### Task:
In the listing that follows, retype every line from the first through the one containing "const yMajorTicks = [0, 1, 2, 3, 4, 5, 6];". Pictures are to be left out.

::::::::

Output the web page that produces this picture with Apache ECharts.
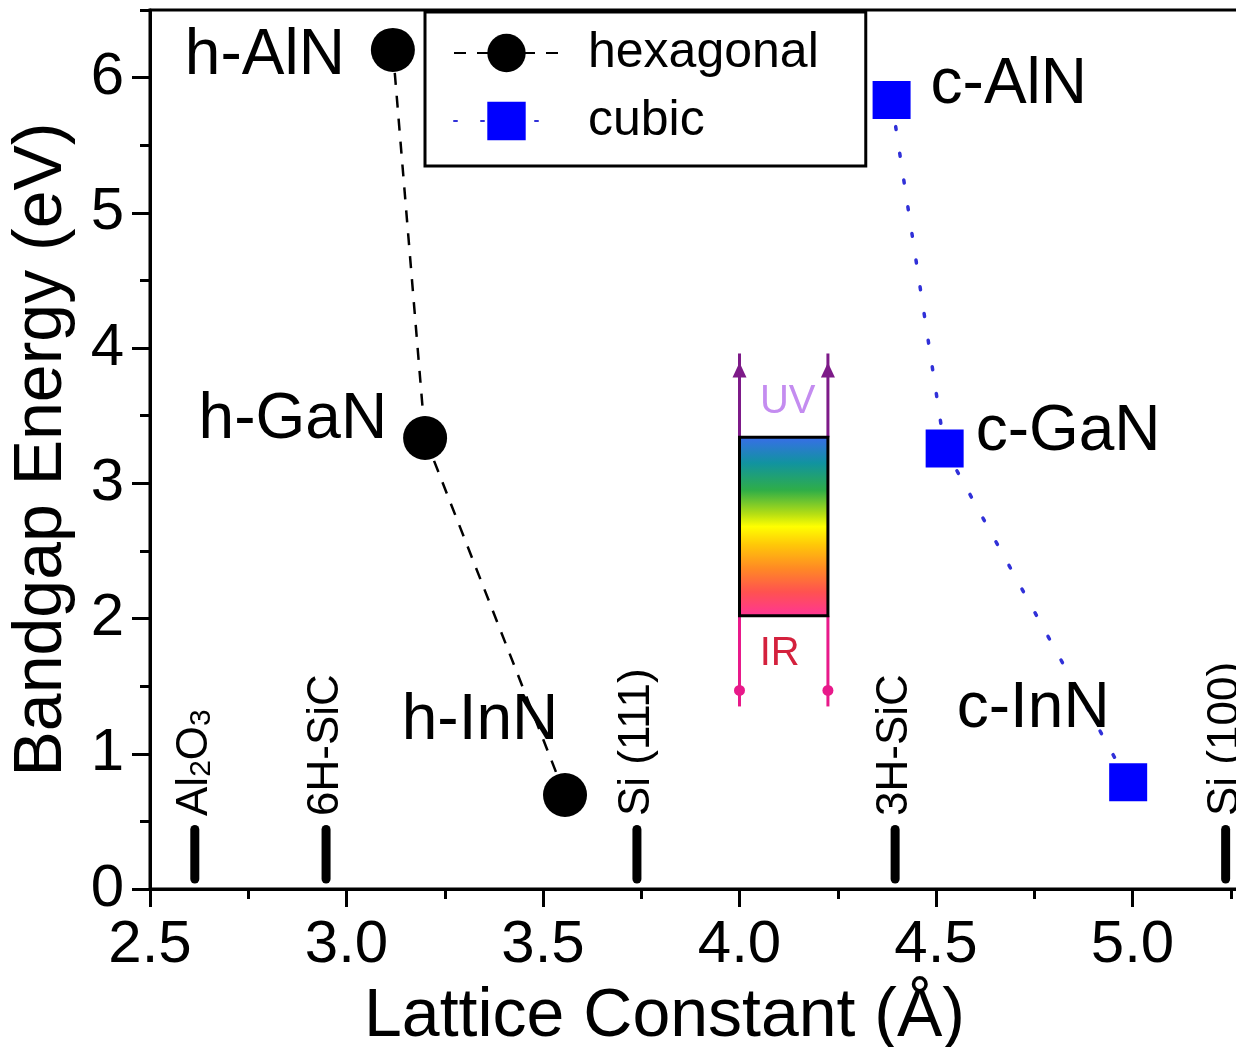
<!DOCTYPE html>
<html><head><meta charset="utf-8">
<script src="https://cdn.jsdelivr.net/npm/echarts@6/dist/echarts.min.js"></script>
<style>html,body{margin:0;padding:0;background:#fff}#c{width:1236px;height:1047px}</style>
</head><body><div id="c"></div>
<script>
// ---- data ----
const hexNames = ['h-AlN', 'h-GaN', 'h-InN'];
const hexLattice = [3.118, 3.20, 3.556];
const hexGap = [6.205, 3.335, 0.695];
const cubNames = ['c-AlN', 'c-GaN', 'c-InN'];
const cubLattice = [4.387, 4.522, 4.989];
const cubGap = [5.835, 3.258, 0.79];
const substrateNames = ['Al{s|2}O{s|3}', '6H-SiC', 'Si (111)', '3H-SiC', 'Si (100)'];
const substrateLattice = [2.614, 2.948, 3.739, 4.396, 5.237];
const substrateMarkTop = [0.44, 0.44, 0.44, 0.44, 0.44];
const visibleLattice = [4.0, 4.225];
const visibleGap = [2.02, 3.34];
const bandLimits = [3.96, 1.35];          // UV arrow top, IR arrow bottom
const bandLabels = ['UV', 'IR'];
const bandLabelGap = [3.6, 1.74];
const yMajorTicks = [0, 1, 2, 3, 4, 5, 6];

// ---- styles ----
const FONT = '"Liberation Sans", Arial, sans-serif';
const labelPlacement = {
  'h-AlN': {position: 'left', distance: 26, offset: [0, 6]},
  'h-GaN': {position: 'left', distance: 16, offset: [0, -18]},
  'h-InN': {position: 'top', distance: 20, offset: [-85, 0]},
  'c-AlN': {position: 'right', distance: 20, offset: [0, -15]},
  'c-GaN': {position: 'right', distance: 12, offset: [0, -16]},
  'c-InN': {position: 'top', distance: 22, offset: [-95, 0]}
};
function pts(names, xs, ys) {
  return names.map((n, i) => ({
    name: n, value: [xs[i], ys[i]],
    label: Object.assign({show: true, formatter: n, fontSize: 64, fontFamily: FONT, color: '#000'}, labelPlacement[n])
  }));
}

const chart = echarts.init(document.getElementById('c'), null, {renderer: 'canvas'});
const axisBlack = {color: '#000', width: 3};

chart.setOption({
  backgroundColor: '#fff',
  animation: false,
  grid: {left: 150, right: -93, top: 10, bottom: 158, outerBoundsMode: 'none', containLabel: false,
    show: true, borderColor: '#000', borderWidth: 3, backgroundColor: 'transparent'},
  legend: {
    data: ['hexagonal', 'cubic'],
    left: 425, top: 12, orient: 'vertical',
    padding: [16, 47, 20, 28],
    itemWidth: 105, itemHeight: 48, itemGap: 18,
    backgroundColor: '#fff', borderColor: '#000', borderWidth: 3,
    textStyle: {fontSize: 50, fontFamily: FONT, color: '#000', padding: [0, 0, 0, 24]},
    z: 10
  },
  xAxis: {
    type: 'value', min: 2.5, max: 5.5, interval: 0.5,
    name: 'Lattice Constant (Å)', nameLocation: 'middle', nameGap: 94,
    nameTextStyle: {fontSize: 68, fontFamily: FONT, color: '#000', padding: [0, 150, 0, 0]},
    axisLine: {show: true, onZero: false, lineStyle: axisBlack},
    axisTick: {show: true, inside: false, length: 18, lineStyle: axisBlack},
    minorTick: {show: true, splitNumber: 2, length: 10, lineStyle: axisBlack},
    axisLabel: {fontSize: 60, fontFamily: FONT, color: '#000', margin: 26, formatter: v => v.toFixed(1)},
    splitLine: {show: false}
  },
  yAxis: [{
    type: 'value', min: 0, max: 6.5, interval: 0.5,
    name: 'Bandgap Energy (eV)', nameLocation: 'middle', nameGap: 74,
    nameTextStyle: {fontSize: 68, fontFamily: FONT, color: '#000'},
    axisLine: {show: true, onZero: false, lineStyle: axisBlack},
    axisTick: {show: true, inside: false, length: 10, lineStyle: axisBlack},
    axisLabel: {fontSize: 60, fontFamily: FONT, color: '#000', margin: 26,
      formatter: v => (Math.abs(v - Math.round(v)) < 1e-9 ? String(Math.round(v)) : '')},
    splitLine: {show: false}
  }, {
    type: 'value', min: 0, max: 6.5, position: 'left', offset: 0,
    axisLine: {show: false},
    axisTick: {show: true, inside: false, length: 18, lineStyle: axisBlack, customValues: yMajorTicks},
    axisLabel: {show: false},
    splitLine: {show: false}
  }],
  series: [
    {
      name: 'hexagonal', type: 'line', data: pts(hexNames, hexLattice, hexGap),
      symbol: 'circle', symbolSize: 44,
      itemStyle: {color: '#000'},
      lineStyle: {color: '#000', width: 2.5, type: [12, 11]},
      z: 5
    },
    {
      name: 'cubic', type: 'line', data: pts(cubNames, cubLattice, cubGap),
      symbol: 'rect', symbolSize: 38,
      itemStyle: {color: '#0000ff'},
      lineStyle: {color: '#3030d8', width: 3.5, type: [3, 24], cap: 'round'},
      z: 5
    },
    {
      type: 'custom', silent: true, clip: false, z: 3,
      data: substrateLattice.map((x, i) => [x, substrateMarkTop[i], i]),
      encode: {x: 0, y: 1},
      renderItem: (params, api) => {
        const x = api.value(0), top = api.value(1), i = api.value(2);
        const p0 = api.coord([x, 0]);
        const p1 = api.coord([x, top]);
        const pt = api.coord([x, top + 0.1]);
        return {type: 'group', children: [
          {type: 'line', shape: {x1: p0[0], y1: p0[1] - 10, x2: p1[0], y2: p1[1]},
           style: {stroke: '#000', lineWidth: 9, lineCap: 'round'}},
          {type: 'text', x: pt[0], y: pt[1], rotation: Math.PI / 2,
           style: {text: substrateNames[i], fontSize: 44, fontFamily: FONT, fill: '#000',
             align: 'left', verticalAlign: 'middle',
             rich: {s: {fontSize: 30, fontFamily: FONT, fill: '#000', verticalAlign: 'bottom'}}}}
        ]};
      }
    },
    {
      type: 'custom', silent: true, clip: false, z: 4,
      data: [[visibleLattice[0], visibleLattice[1], visibleGap[0], visibleGap[1], bandLimits[0], bandLimits[1], bandLabelGap[0], bandLabelGap[1]]],
      encode: {x: [0, 1], y: [2, 3]},
      renderItem: (params, api) => {
        const tl = api.coord([api.value(0), api.value(3)]);
        const br = api.coord([api.value(1), api.value(2)]);
        const uvY = api.coord([api.value(0), api.value(4)])[1];
        const irY = api.coord([api.value(0), api.value(5)])[1];
        const midX = (tl[0] + br[0]) / 2;
        const uvLab = api.coord([api.value(0), api.value(6)])[1];
        const irLab = api.coord([api.value(0), api.value(7)])[1];
        const purple = '#7d1a88', pink = '#e8198a';
        const kids = [];
        [tl[0], br[0]].forEach(x => {
          kids.push({type: 'line', shape: {x1: x, y1: tl[1], x2: x, y2: uvY}, style: {stroke: purple, lineWidth: 3}});
          kids.push({type: 'polygon', shape: {points: [[x - 7, uvY + 24], [x + 7, uvY + 24], [x, uvY + 9]]}, style: {fill: purple}});
          kids.push({type: 'line', shape: {x1: x, y1: br[1], x2: x, y2: irY}, style: {stroke: pink, lineWidth: 3}});
          kids.push({type: 'circle', shape: {cx: x, cy: irY - 16, r: 5.5}, style: {fill: pink}});
        });
        kids.push({type: 'rect', shape: {x: tl[0], y: tl[1], width: br[0] - tl[0], height: br[1] - tl[1]},
          style: {stroke: '#000', lineWidth: 3, fill: new echarts.graphic.LinearGradient(0, 0, 0, 1, [
            {offset: 0, color: '#3a6cec'}, {offset: 0.15, color: '#1193a0'}, {offset: 0.3, color: '#2fae48'},
            {offset: 0.43, color: '#b4de14'}, {offset: 0.5, color: '#ffff00'}, {offset: 0.6, color: '#ffc808'},
            {offset: 0.73, color: '#ff8a24'}, {offset: 0.86, color: '#ff5250'}, {offset: 1, color: '#ff3399'}])}});
        kids.push({type: 'text', x: midX + 4, y: uvLab, style: {text: bandLabels[0], fontSize: 40, fontFamily: FONT, fill: '#c48cf0', align: 'center', verticalAlign: 'middle'}});
        kids.push({type: 'text', x: midX - 4, y: irLab, style: {text: bandLabels[1], fontSize: 40, fontFamily: FONT, fill: '#d4213d', align: 'center', verticalAlign: 'middle'}});
        return {type: 'group', children: kids};
      }
    }
  ]
});
</script>
</body></html>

::::::::

### Correct result:
Output the web page that produces this picture with Apache ECharts.
<!DOCTYPE html>
<html><head><meta charset="utf-8">
<script src="https://cdn.jsdelivr.net/npm/echarts@6/dist/echarts.min.js"></script>
<style>html,body{margin:0;padding:0;background:#fff}#c{width:1236px;height:1047px}</style>
</head><body><div id="c"></div>
<script>
// ---- data ----
const hexNames = ['h-AlN', 'h-GaN', 'h-InN'];
const hexLattice = [3.118, 3.20, 3.556];
const hexGap = [6.205, 3.335, 0.695];
const cubNames = ['c-AlN', 'c-GaN', 'c-InN'];
const cubLattice = [4.387, 4.522, 4.989];
const cubGap = [5.835, 3.258, 0.79];
const substrateNames = ['Al{s|2}O{s|3}', '6H-SiC', 'Si (111)', '3H-SiC', 'Si (100)'];
const substrateLattice = [2.614, 2.948, 3.739, 4.396, 5.237];
const substrateMarkTop = [0.44, 0.44, 0.44, 0.44, 0.44];
const visibleLattice = [4.0, 4.225];
const visibleGap = [2.02, 3.34];
const bandLimits = [3.96, 1.35];          // UV arrow top, IR arrow bottom
const bandLabels = ['UV', 'IR'];
const bandLabelGap = [3.6, 1.74];
const yMajorTicks = [0, 1, 2, 3, 4, 5, 6];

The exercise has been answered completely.